E, enfim, é para mim espantoso que António Costa, que vive a desculpar-se com a inflação e outros problemas importados por via da guerra — o que é verdade — não peça aos manifestantes que estão na rua, os professores e outros, a todos os portugueses descontentes e em dificuldades, que vão antes manifestar-se em frente às embaixadas dos Estados Unidos, da Rússia, da Ucrânia, da representação permanente da UE, exigindo o fim da guerra e a abertura de negociações de paz. Sei bem que somos um pequeno país cuja voz vale o que vale. Mas se, apesar de pequenos, servimos para enviar tanques e aviões para a guerra, também servimos para perguntar até quando é que teremos de pagar por ela, enquanto vemos os fabricantes de armas a fazerem fortunas, a economia americana a prosperar enquanto a Europa definha e se ajoelha, a Ucrânia a ser destruída paulatinamente, o combate às alterações climáticas a retroceder anos e os ignorante úteis ou fingindo-se de tal a proclamar que não há outro caminho senão continuar a guerra indefinidamente.

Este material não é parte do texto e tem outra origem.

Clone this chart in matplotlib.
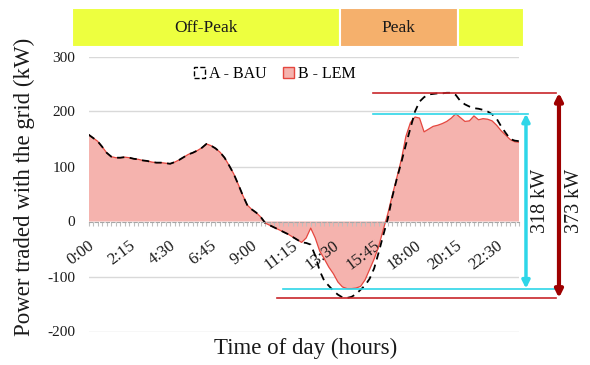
import matplotlib
matplotlib.use("Agg")
import matplotlib.pyplot as plt
from matplotlib.patches import Patch
from matplotlib.transforms import ScaledTranslation
import numpy as np

plt.rcParams["font.family"] = ["Liberation Serif", "DejaVu Serif"]
plt.rcParams["axes.unicode_minus"] = False

# 15-minute slots over one day
slots = [f"{h}:{m:02d}" for h in range(24) for m in (0, 15, 30, 45)]
tick_labels = ["0:00", "2:15", "4:30", "6:45", "9:00", "11:15",
               "13:30", "15:45", "18:00", "20:15", "22:30"]
y_ticks = [-200, -100, 0, 100, 200, 300]

# B - LEM (kW)
lem = [158, 152, 146, 136, 125, 118, 116, 116, 117, 116, 114, 113,
       111, 110, 108, 107, 107, 106, 105, 108, 112, 117, 122, 125,
       129, 134, 141, 138, 133, 126, 116, 102, 87, 68, 48, 30,
       22, 16, 8, -3, -7, -11, -15, -19, -23, -28, -33, -38,
       -30, -12, -30, -54, -68, -83, -95, -110, -119, -122, -122, -121,
       -118, -106, -87, -68, -45, -15, 14, 48, 80, 113, 155, 180,
       190, 188, 163, 168, 173, 175, 178, 182, 188, 196, 189, 182,
       183, 192, 185, 187, 186, 183, 175, 165, 157, 149, 145, 144]

# A - BAU (kW)
bau = [158, 152, 146, 136, 125, 118, 116, 116, 117, 116, 114, 113,
       111, 110, 108, 107, 107, 106, 105, 108, 112, 117, 122, 125,
       129, 134, 141, 138, 133, 126, 116, 102, 87, 68, 48, 30,
       22, 16, 8, -3, -7, -11, -15, -19, -23, -28, -33, -38,
       -39, -42, -62, -90, -108, -117, -126, -133, -138, -139, -137, -132,
       -124, -116, -104, -85, -56, -25, 5, 45, 78, 108, 140, 170,
       200, 218, 226, 231, 232, 233, 233, 234, 234, 230, 219, 213,
       209, 206, 205, 203, 200, 195, 187, 173, 161, 150, 147, 146]

band_labels = ["Off-Peak", "Peak", ""]
band_colors = ["#EDFF3F", "#F5B06C", "#EDFF3F"]
band_widths = [267, 118, 66]

fill_c = "#F5B3AE"
edge_c = "#E5473F"
cyan = "#2ED6E8"
red = "#C8262B"
dark_red = "#9E0000"
txt = "#1a1a1a"

fig = plt.figure(figsize=(5.9, 3.65), dpi=100)
W, H = 590, 365
ax = fig.add_axes([88.5 / W, 1 - 331.5 / H, 430.8 / W, 275 / H])

x = np.arange(len(lem))
for yt in y_ticks:
    if yt != 0:
        ax.axhline(yt, color="#D9D9D9", lw=1, zorder=1)
ax.fill_between(x, lem, 0, facecolor=fill_c, edgecolor="none", zorder=1.5)
ax.plot(x, lem, color=edge_c, lw=0.9, zorder=1.6)
ax.plot(x, bau, color="black", lw=1.3, ls=(0, (4, 3)), zorder=1.7)

ax.set_xlim(0, len(lem) - 1)
ax.set_ylim(-200, 300)
ax.set_yticks(y_ticks)
for s in ["top", "right", "left"]:
    ax.spines[s].set_visible(False)
ax.spines["bottom"].set_position(("data", 0))
ax.spines["bottom"].set_linestyle((0, (3, 2)))
ax.spines["bottom"].set_color("#A6A6A6")

ax.set_xticks(x[::9])
ax.set_xticklabels(tick_labels)
ax.set_xticks(x, minor=True)
ax.tick_params(axis="x", which="both", length=3, color="#BFBFBF", width=0.8)
ax.tick_params(axis="x", which="major", labelsize=12, pad=13, labelcolor=txt)
ax.tick_params(axis="y", length=0, pad=9.5, labelsize=11, labelcolor=txt)
for lab in ax.get_xticklabels():
    lab.set_rotation(37)
    lab.set_ha("right")
    lab.set_va("center")
    lab.set_rotation_mode("anchor")
    lab.set_transform(lab.get_transform() + ScaledTranslation(4 / 100, 0, fig.dpi_scale_trans))

# legend
handles = [Patch(facecolor="none", edgecolor="black", linestyle="--", lw=1, label="A - BAU"),
           Patch(facecolor=fill_c, edgecolor=edge_c, lw=1, label="B - LEM")]
ax.legend(handles=handles, loc="center", bbox_to_anchor=(275 / W, 1 - 74 / H),
          bbox_transform=fig.transFigure, ncol=2, frameon=False, fontsize=11.5,
          handlelength=0.7, handleheight=0.7, handletextpad=0.25, columnspacing=1.0)

# tariff band on top
axb = fig.add_axes([72 / W, 1 - 47 / H, 452 / W, 39 / H])
lefts = np.cumsum([0] + band_widths[:-1])
axb.barh(0, band_widths, left=lefts, height=1, color=band_colors,
         edgecolor="white", lw=1.5)
for l, w, t in zip(lefts, band_widths, band_labels):
    axb.text(l + w / 2, 0, t, ha="center", va="center", fontsize=12.5, color=txt)
axb.set_xlim(0, sum(band_widths))
axb.set_ylim(-0.5, 0.5)
axb.axis("off")

# peak-to-peak markers
lem_max, lem_min = max(lem), min(lem)
bau_max, bau_min = max(bau), min(bau)
px = lambda p: (p - 88.5) / 4.535  # pixel column -> slot index

ax.plot([px(373), px(556)], [bau_max, bau_max], color=red, lw=1.2, clip_on=False)
ax.plot([px(277), px(556)], [bau_min, bau_min], color=red, lw=1.2, clip_on=False)
ax.plot([px(373), px(528)], [lem_max, lem_max], color=cyan, lw=1.2, clip_on=False)
ax.plot([px(283), px(556)], [lem_min, lem_min], color=cyan, lw=1.2, clip_on=False)

ax.annotate("", xy=(px(526), lem_max), xytext=(px(526), lem_min),
            arrowprops=dict(arrowstyle="<|-|>", color=cyan, lw=2.5,
                            mutation_scale=11, shrinkA=0, shrinkB=0),
            annotation_clip=False)
ax.annotate("", xy=(px(559), bau_max), xytext=(px(559), bau_min),
            arrowprops=dict(arrowstyle="<|-|>", color=dark_red, lw=3,
                            mutation_scale=11, shrinkA=0, shrinkB=0),
            annotation_clip=False)
mid = (lem_max + lem_min) / 2
ax.text(px(541), mid, f"{lem_max - lem_min} kW",
        rotation=90, ha="center", va="center", fontsize=14.5, color=txt, clip_on=False)
ax.text(px(575), mid, f"{bau_max - bau_min} kW",
        rotation=90, ha="center", va="center", fontsize=14.5, color=txt, clip_on=False)

fig.text(24 / W, 1 - 186.5 / H, "Power traded with the grid (kW)", rotation=90,
         ha="center", va="center", fontsize=16.5, color=txt)
fig.text(305.5 / W, 1 - 348 / H, "Time of day (hours)",
         ha="center", va="center", fontsize=16.5, color=txt)

fig.savefig("out.png", dpi=100)
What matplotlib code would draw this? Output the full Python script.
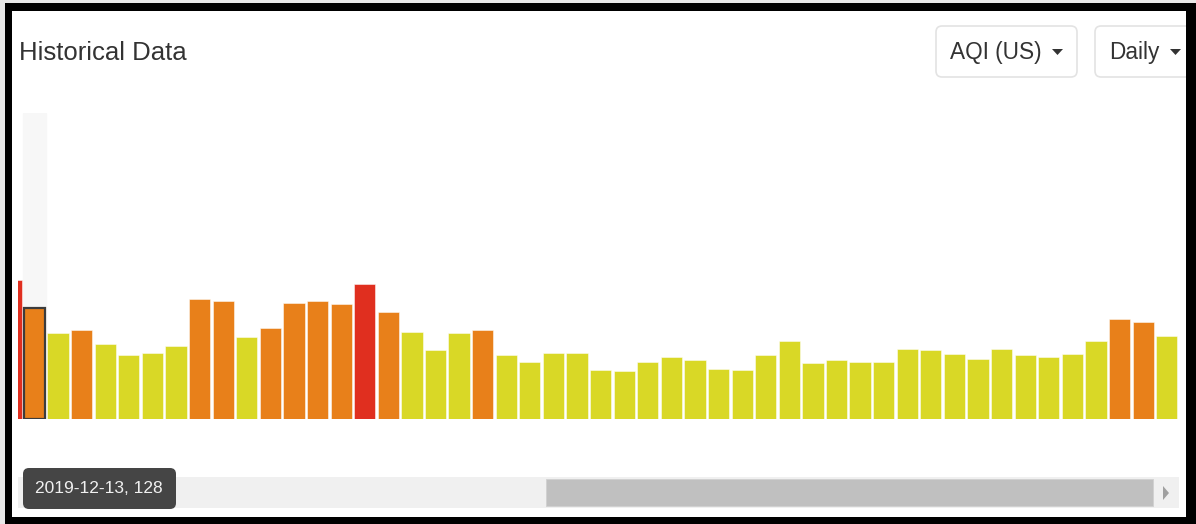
import matplotlib
matplotlib.use("Agg")
import matplotlib.pyplot as plt
from matplotlib import font_manager
from matplotlib.patches import Rectangle, FancyBboxPatch, Polygon


# daily AQI (US) values, first bar is the clipped one at the left edge
aqi = [160, 128, 99, 103, 87, 74, 76, 84, 139, 136, 95, 105, 134, 136, 133, 156,
       124, 100, 80, 99, 103, 74, 66, 76, 76, 56, 55, 66, 71, 68, 58, 56, 74, 90,
       65, 68, 66, 66, 81, 80, 75, 69, 81, 74, 72, 75, 90, 115, 112, 96]
selected_index = 1
selected_date = "2019-12-13"
title = "Historical Data"
dropdowns = ["AQI (US)", "Daily"]

W, H = 1196, 524


def pick_font() -> str:
    names = {f.name for f in font_manager.fontManager.ttflist}
    for name in ["Liberation Sans Narrow", "Liberation Sans", "DejaVu Sans"]:
        if name in names:
            return name
    return "DejaVu Sans"


FONT = pick_font()
NARROW = "Narrow" in FONT


def aqi_color(v: float) -> str:
    if v <= 50:
        return "#4caf50"
    if v <= 100:
        return "#d9d826"
    if v <= 150:
        return "#e8801a"
    return "#e02f1f"


def px(x0, y0, x1, y1):
    # pixel box -> figure fraction rect
    return [x0 / W, 1 - y1 / H, (x1 - x0) / W, (y1 - y0) / H]


fig = plt.figure(figsize=(W / 100, H / 100), dpi=100)
fig.patch.set_facecolor("white")

# bar chart
ax = fig.add_axes(px(18, 113, 1179, 419))
xs = list(range(-1, len(aqi) - 1))
ax.axvspan(selected_index - 1 - 0.5, selected_index - 1 + 0.5, color="#f7f7f7", zorder=0)
bars = ax.bar(xs, aqi, width=0.9, color=[aqi_color(v) for v in aqi],
              edgecolor=(1, 1, 1, 0.5), linewidth=0.7, zorder=2)
bars[selected_index].set_edgecolor("#3c3c3c")
bars[selected_index].set_linewidth(1.6)
ax.set_xlim(-0.70, 48.52)
ax.set_ylim(0, 353)
ax.axis("off")

# overlay in pixel coordinates
ov = fig.add_axes([0, 0, 1, 1])
ov.set_xlim(0, W)
ov.set_ylim(H, 0)
ov.axis("off")
ov.patch.set_alpha(0)

ov.text(19, 53, title, fontsize=21.5 if NARROW else 18.5, family=FONT,
        color="#333333", va="center", ha="left")

# dropdown boxes
boxes = [(936, 26, 1077, 77), (1095, 26, 1200, 77)]
for (x0, y0, x1, y1), label in zip(boxes, dropdowns):
    ov.add_patch(FancyBboxPatch((x0, y0), x1 - x0, y1 - y0,
                                boxstyle="round,pad=0,rounding_size=6",
                                facecolor="white", edgecolor="#e3e3e3", linewidth=1.2))
    ov.text(x0 + 14, 52, label, fontsize=20 if NARROW else 16.3, family=FONT,
            color="#333333", va="center", ha="left")
    tx = x1 - 25 if label != "Daily" else 1170
    ov.add_patch(Polygon([(tx, 49), (tx + 11, 49), (tx + 5.5, 55)], closed=True,
                         facecolor="#333333", edgecolor="none"))

# scrollbar
ov.add_patch(Rectangle((18, 477), 1179 - 18, 31, facecolor="#f0f0f0", edgecolor="none"))
ov.add_patch(Rectangle((546, 479), 1153 - 546, 27, facecolor="#c0c0c0", edgecolor="#d0d0d0",
                       linewidth=0.6))
ov.add_patch(Polygon([(1163, 486), (1169, 493), (1163, 500)], closed=True,
                     facecolor="#a0a0a0", edgecolor="none"))

# tooltip
ov.add_patch(FancyBboxPatch((23, 468), 153, 41, boxstyle="round,pad=0,rounding_size=6",
                            facecolor="#454545", edgecolor="none"))
ov.text(99, 488.5, f"{selected_date}, {aqi[selected_index]}", fontsize=15.2 if NARROW else 12.5,
        family=FONT, color="#f0f0f0", va="center", ha="center")

# black frame of the screenshot
for r in [(0, 0, W, 3), (0, 0, 5, H)]:
    ov.add_patch(Rectangle((r[0], r[1]), r[2], r[3], facecolor="#e8e8e8", edgecolor="none"))
for r in [(5, 3, W - 5, 8), (5, 3, 7, H - 3), (1186, 3, 10, H - 3), (5, 517, W - 5, 7)]:
    ov.add_patch(Rectangle((r[0], r[1]), r[2], r[3], facecolor="black", edgecolor="none"))

fig.savefig("out.png", dpi=100)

Ao prestar-se a enviar os Leopard para a Ucrânia — e, logo depois, os F-16 e o mais que Zelensky exigir, até às armas nucleares —, António Costa não pode deixar de estar consciente da contribuição, ainda que relativamente pequena, que Portugal está a dar para a escalada da guerra e a sua continuação sem fim à vista. Assim, é hipócrita queixar-se mais da guerra: podia era meditar no exemplo do seu amigo Lula da Silva, que, solicitado a enviar também tanques para Zelensky, ofereceu-se antes para fazer parte de um grupo para mediar a paz. Mas isso é tudo o que por aqui, na Europa, é proibido sequer pensar: é o novo TINA (There Is No Alternative).»